Source variation for Mesozoic granitoid plutons in the White-Inyo Range, California, and implications for changes in the lithospheric structure

Abstract:

The White–Inyo Range (WIR) of eastern California lies to the east of Owen’s Valley and the Sierra Nevada batholith (SNB). Over twenty recognized Mesozoic, granitic to gabbroic plutons intruded into Precambrian and Cambrian sedimentary units that were previously metamorphosed to the greenschist facies. These plutons represent intrusive equivalents of volcanics erupted during two magmatic events at ca. 180–167 Ma and 102–86 Ma (Coleman et al, 2003). The motivation of this study is to understand changes in magma sources over this time period.

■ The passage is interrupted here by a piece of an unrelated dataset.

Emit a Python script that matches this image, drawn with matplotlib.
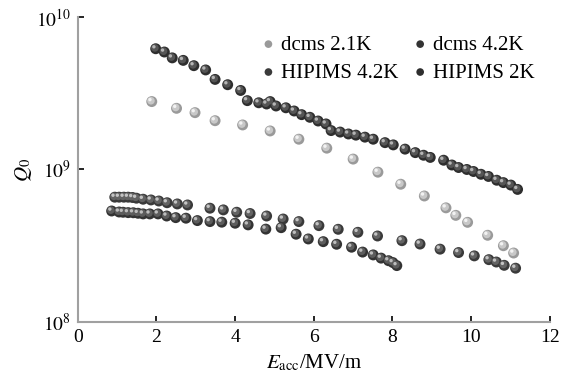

We propose there is a time-transgressive change in source material in the WIR. Preliminary trace element data suggest that Jurassic plutons were sourced from deep crustal material, whereas later Cretaceous plutons may have had a shallower origin. This is supported by high Sr/Y ratios in the Jurassic plutons (up to 300) and relatively lower ratios in Cretaceous plutons (down to 14). Chiaradia (2015) suggests elevated Sr/Y ratios are directly linked to increasing crustal thickness, therefore the WIR plutons may record the period of crustal thinning in this region or maturation of the crust that allowed shallower melting in the Cretaceous. The highest values also suggest possible adakitic source material. REE patterns suggest that the youngest plutons (e.g. Sage Hen Flat) are more similar to samples collected from the eastern Sierra Nevada batholith than older plutons with higher La/Yb ratios. Relatively flat patterns REE patterns of Tertiary basalts and a late diabase dike in the WIR are also similar to SNB samples.

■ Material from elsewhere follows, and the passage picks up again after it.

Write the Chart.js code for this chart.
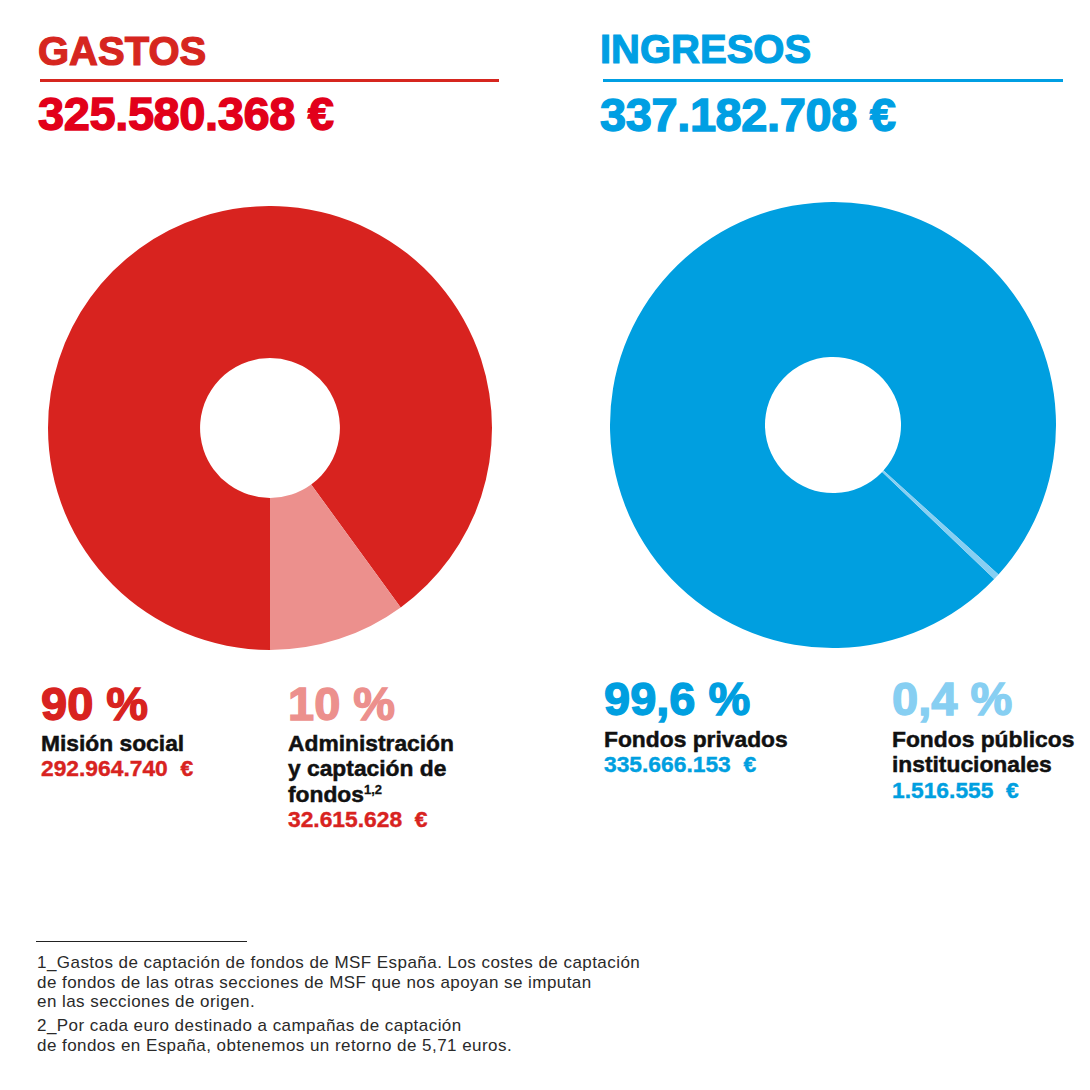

Another goal of this study is to determine the degree of mixing as a function of time during the emplacement of plutons in the range. Field and petrographic analyses suggest that older plutons represent more mafic materials and younger plutons are more granitic with mafic enclaves. We propose either (1) older plutons represent initial lower lithosphere melting, and with time, there is an increase of incorporation of shallower lithospheric material, or (2) two source materials are present at all times with varying degrees of mixing; older plutons represent a greater degree of mixing whereas younger plutons are primarily unmixed. Whole rock isotopic data and amphibole, pyroxene, feldspar compositional data will be used to explore these hypotheses.